Growing in a flower bed mulched with wood chips. They look slimy but it is because of the constant rain we have here. Spore print is dark beige. Sorry for the bad quality of the 1st pic, if needed I can take another.
LBM. Little brown mushroom. Forget them, there are thousands. Concentrate on the edibles and study the common poisonous ones. You live in mushroom country and I envy that.
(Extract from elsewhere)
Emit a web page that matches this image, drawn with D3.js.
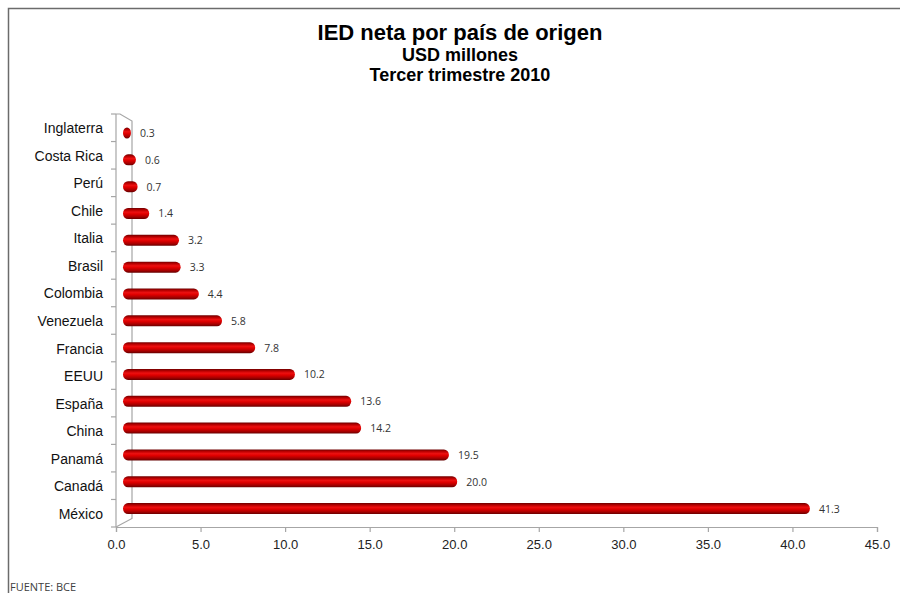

Hi Sundrop, It is difficult, often not possible, to identify LBMs from photos, though your description of the habitat and spore colour certainly narrows down the possibilities. Your first photo, tho a bit blurry, indicates the gill attachment is not decurrent. I'm thinking Hebeloma, maybe Inocybe, but there are other genera this could be. Any distinctive smell? Any tiny weeping tears on the upper stem? What kinds of trees are nearby? cheers, frog
Thanks very much Frog. Yes, gills are not decurrent. I will check the smell and the tears a little later and post the info. There was a Juniper growing in the bed a few years ago and the bed is close to a Douglas Fir on one side and not too far from a Lodgepole Pine on another, although I don't believe that the trees have any importance in this case, since the mushrooms grow only in the mulched bed, not even one outside of it under the trees. I have other mushrooms growing under the DF, but, strangely, only outside the bed. I have checked images for Hebeloma and Inocybe, they look somewhat close, but not quite right. What are the other possibilities? Someone suggested a Psilocybe to me, the mature mushrooms look very much like Psilocybe cyanescens I can see on the Net, although mine seem to be more chunky. They definitely are too big to belong to the LBMs group.
@Frog They don't have any distinctive smell and I can't see any weeping tears on the stems. @Daniel Mosquin Not yet.